Tuesday, September 22, 2009

It's just me

I'm going to post something meaningful about the family history as soon as the storm of data flying at me from the Mississippi State Archives, interviews with old-timers and local historians, snippets from the living family members, criminal court minutes, obituaries, articles, deductions and inferences all settles into its proper place. Beyond a bare chronology for Elma that includes delivering five children by five different men and losing two tragically and untimely, and beyond getting the point that Prohibition and the dawn of the Jazz Age turned a respectable, religious family inside out, I don't really have a narrative yet. My brain orders chaos quite nicely if I go away for a while and leave it alone. When I come back, I find nice patterns, or at least stacks of information organized by category.

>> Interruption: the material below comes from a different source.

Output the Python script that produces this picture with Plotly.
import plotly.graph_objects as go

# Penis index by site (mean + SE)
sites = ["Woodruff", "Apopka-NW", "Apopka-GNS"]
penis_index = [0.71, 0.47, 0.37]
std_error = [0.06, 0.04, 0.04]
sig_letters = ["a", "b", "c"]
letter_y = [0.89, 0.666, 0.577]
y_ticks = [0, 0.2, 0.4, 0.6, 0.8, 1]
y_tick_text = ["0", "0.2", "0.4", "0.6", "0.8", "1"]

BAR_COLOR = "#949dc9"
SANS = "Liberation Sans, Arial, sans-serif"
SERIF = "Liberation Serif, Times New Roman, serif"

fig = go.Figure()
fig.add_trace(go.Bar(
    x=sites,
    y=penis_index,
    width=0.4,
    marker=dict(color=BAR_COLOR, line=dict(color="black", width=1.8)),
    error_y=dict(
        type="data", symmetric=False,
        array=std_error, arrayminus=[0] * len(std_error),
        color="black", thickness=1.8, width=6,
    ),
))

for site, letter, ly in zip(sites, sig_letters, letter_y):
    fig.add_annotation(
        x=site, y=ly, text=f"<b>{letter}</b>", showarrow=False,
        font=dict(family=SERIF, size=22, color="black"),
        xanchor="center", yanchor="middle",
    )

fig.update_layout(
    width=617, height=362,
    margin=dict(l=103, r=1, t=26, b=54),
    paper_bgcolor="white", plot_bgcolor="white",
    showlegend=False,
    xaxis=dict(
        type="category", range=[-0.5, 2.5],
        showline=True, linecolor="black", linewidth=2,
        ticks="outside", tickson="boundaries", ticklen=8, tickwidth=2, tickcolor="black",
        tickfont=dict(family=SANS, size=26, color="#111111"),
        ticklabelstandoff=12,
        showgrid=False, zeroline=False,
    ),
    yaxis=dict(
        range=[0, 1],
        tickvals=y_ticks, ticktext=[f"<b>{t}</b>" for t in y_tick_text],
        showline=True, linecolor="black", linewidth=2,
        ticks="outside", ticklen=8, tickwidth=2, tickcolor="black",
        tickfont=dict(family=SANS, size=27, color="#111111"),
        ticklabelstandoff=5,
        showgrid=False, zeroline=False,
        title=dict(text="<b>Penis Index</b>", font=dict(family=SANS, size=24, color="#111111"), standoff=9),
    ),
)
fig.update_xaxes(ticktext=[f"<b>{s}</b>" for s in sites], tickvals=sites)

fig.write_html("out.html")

I'll take the time out to record a few disjointed observations about this place, i.e., the Mississippi Pine Belt, including Hattiesburg, aka the Hub City.
First, I have to acknowledge the truth of some stereotypes: the place is hyper-churchy and dismayingly right-wing (I was told that the Bay Area has a bad reputation, you know, for being so liberal, but, well, we're not all so bad, really); many, many fat -- not just overweight or plump or sporting forgivable middle-aged avoir du poids, but FAAAT -- people trundle the earth here; every courthouse has a statue of a Confederate soldier out front.

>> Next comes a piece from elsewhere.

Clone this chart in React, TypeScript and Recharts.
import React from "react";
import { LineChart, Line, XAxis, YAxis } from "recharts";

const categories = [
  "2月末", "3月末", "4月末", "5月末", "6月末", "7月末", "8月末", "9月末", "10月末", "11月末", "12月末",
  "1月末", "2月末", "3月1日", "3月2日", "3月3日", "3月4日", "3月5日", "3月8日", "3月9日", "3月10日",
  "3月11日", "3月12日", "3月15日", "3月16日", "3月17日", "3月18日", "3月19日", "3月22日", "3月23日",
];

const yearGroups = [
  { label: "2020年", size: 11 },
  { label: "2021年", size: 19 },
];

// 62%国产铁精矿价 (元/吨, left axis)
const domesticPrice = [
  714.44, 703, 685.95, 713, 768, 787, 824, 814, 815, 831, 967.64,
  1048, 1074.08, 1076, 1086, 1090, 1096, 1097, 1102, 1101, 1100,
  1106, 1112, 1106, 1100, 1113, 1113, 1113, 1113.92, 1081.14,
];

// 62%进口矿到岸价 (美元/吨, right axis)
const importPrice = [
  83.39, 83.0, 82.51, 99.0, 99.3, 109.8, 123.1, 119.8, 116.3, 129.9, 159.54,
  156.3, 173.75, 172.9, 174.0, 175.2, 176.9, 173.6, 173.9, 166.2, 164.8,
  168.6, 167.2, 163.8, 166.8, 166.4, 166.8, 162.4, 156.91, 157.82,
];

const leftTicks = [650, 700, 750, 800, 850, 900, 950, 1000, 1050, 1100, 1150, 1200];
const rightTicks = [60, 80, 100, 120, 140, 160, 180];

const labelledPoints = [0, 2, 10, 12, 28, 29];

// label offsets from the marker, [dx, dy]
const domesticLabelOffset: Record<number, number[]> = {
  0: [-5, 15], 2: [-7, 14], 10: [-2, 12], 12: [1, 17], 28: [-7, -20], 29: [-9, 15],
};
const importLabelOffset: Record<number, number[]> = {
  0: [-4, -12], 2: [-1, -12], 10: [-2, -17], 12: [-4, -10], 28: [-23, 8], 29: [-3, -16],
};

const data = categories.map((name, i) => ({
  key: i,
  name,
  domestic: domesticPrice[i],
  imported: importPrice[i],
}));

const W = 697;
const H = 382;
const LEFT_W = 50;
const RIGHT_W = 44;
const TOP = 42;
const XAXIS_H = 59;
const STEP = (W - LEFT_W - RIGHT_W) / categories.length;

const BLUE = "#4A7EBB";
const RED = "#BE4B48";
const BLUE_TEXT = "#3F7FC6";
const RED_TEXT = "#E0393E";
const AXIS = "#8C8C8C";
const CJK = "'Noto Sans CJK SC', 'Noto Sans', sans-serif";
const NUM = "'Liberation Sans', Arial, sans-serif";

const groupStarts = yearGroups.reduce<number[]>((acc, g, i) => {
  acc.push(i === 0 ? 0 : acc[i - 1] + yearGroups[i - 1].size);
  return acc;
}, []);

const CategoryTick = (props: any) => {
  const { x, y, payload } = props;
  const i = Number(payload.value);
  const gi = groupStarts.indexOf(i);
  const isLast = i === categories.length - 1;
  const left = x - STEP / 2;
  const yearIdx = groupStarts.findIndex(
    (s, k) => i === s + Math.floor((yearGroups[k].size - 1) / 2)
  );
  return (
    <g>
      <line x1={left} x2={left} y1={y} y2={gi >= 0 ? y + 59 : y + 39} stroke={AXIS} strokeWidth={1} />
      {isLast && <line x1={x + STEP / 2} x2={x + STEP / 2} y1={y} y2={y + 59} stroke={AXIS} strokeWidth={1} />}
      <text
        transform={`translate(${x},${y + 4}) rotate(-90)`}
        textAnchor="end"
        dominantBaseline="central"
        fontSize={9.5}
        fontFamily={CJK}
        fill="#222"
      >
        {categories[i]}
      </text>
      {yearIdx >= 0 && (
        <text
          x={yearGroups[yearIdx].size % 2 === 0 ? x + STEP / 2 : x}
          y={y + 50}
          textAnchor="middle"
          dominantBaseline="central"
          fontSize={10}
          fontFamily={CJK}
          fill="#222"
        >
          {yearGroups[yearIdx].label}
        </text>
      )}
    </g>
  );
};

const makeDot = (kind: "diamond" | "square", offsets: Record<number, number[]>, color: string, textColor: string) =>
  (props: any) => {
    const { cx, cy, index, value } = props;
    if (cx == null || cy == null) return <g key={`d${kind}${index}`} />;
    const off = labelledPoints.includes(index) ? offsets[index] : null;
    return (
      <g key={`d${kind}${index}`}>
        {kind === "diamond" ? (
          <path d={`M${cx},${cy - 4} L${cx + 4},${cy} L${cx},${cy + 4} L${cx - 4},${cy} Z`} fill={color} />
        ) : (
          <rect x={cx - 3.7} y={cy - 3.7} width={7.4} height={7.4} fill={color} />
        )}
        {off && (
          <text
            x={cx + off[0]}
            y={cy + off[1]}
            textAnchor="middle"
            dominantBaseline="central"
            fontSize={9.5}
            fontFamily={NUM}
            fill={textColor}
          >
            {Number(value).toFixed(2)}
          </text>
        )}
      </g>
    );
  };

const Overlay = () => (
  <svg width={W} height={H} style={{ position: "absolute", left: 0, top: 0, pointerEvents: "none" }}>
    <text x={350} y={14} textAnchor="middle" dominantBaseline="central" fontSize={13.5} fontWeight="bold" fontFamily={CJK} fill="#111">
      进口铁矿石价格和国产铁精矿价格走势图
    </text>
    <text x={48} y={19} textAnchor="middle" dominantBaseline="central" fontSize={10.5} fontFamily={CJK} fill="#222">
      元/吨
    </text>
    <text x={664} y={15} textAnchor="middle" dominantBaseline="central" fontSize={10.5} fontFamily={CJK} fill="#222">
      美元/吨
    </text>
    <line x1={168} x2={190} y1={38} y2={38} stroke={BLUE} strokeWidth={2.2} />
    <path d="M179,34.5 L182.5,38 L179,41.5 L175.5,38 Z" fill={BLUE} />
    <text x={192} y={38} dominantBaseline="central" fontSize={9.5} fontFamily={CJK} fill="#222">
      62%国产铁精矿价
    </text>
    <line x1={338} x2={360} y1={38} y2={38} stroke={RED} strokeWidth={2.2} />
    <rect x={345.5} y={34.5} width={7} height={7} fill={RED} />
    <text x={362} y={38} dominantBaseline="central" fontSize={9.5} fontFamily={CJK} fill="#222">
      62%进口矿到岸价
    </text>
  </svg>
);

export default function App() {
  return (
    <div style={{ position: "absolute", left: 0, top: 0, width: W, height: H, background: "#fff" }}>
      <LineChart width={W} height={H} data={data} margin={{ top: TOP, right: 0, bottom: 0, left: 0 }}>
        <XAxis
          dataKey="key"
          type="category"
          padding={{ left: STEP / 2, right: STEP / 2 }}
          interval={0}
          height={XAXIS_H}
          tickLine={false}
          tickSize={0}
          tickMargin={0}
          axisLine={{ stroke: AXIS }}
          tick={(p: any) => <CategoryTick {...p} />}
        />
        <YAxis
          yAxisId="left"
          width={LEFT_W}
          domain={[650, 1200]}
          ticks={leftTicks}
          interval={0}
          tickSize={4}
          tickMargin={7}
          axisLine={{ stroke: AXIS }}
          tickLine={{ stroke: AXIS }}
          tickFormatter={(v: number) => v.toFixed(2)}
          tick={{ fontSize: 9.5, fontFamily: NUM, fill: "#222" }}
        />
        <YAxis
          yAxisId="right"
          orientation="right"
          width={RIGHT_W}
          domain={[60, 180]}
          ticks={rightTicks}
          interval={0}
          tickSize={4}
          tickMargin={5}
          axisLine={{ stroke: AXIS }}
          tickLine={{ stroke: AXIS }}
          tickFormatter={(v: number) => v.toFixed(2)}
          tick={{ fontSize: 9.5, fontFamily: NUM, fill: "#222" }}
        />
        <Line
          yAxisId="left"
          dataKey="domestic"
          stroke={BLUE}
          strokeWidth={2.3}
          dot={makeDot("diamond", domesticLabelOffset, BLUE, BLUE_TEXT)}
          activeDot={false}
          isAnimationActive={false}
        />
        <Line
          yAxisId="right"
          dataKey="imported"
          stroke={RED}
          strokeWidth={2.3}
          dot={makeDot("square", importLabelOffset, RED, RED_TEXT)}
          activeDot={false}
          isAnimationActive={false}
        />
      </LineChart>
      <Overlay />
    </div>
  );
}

But the surprises are more interesting, and they include seemingly better race relations than in California, i.e., better in that there are meaningful relationships between blacks and whites. I'm staying on the University of Southern Mississippi campus, and I see black and white students intermingle far more than I've ever seen on any UC campus, or at Bryn Mawr for that matter. Black and white kids walk with, chat with, kid and banter together regularly, routinely, constantly. It's humdrum. They share lingo, churchiness, exaggerated politeness, Southern-ness. They have almost everything in common -- I'm the outsider. The same easy black-white collegiality is evident at restaurants and other business establishments. I've even seen a few multiracial couples, as well as white folks who evidently had adopted black children. I'm told that both are trends and becoming more common. Hattiesburg is mostly white but has a black mayor and various black officials. I'm not feeling anything like the racial tension that no one likes to acknowledge permeates daily life in the San Francisco Bay Area, maybe because we have nothing to compare it with.

Other revelations: the earthy, rootsy, neo-Hippie elements in Hattiesburg and Jackson (cool music stores, restaurant/music venues, health food stores, book stores); the mini-Met museum in Laurel; the lack of hellfire at the Baptist church service I attended on Sunday with my cousin; the fact that Ed Payne's ancestors started a progressive/populist newspaper in Jones County (in the nineteenth or early twentieth centuries?) and became Universalists. More to come I imagine -- I've only been here two weeks.

Oh, and in the spirit of the place I've discovered McDonalds' milkshakes are awful, but Dairy Queen's are perfect.

1 comment:

  1. Love reading every word about this journey. My favorite note of today is the news about the milk shakes.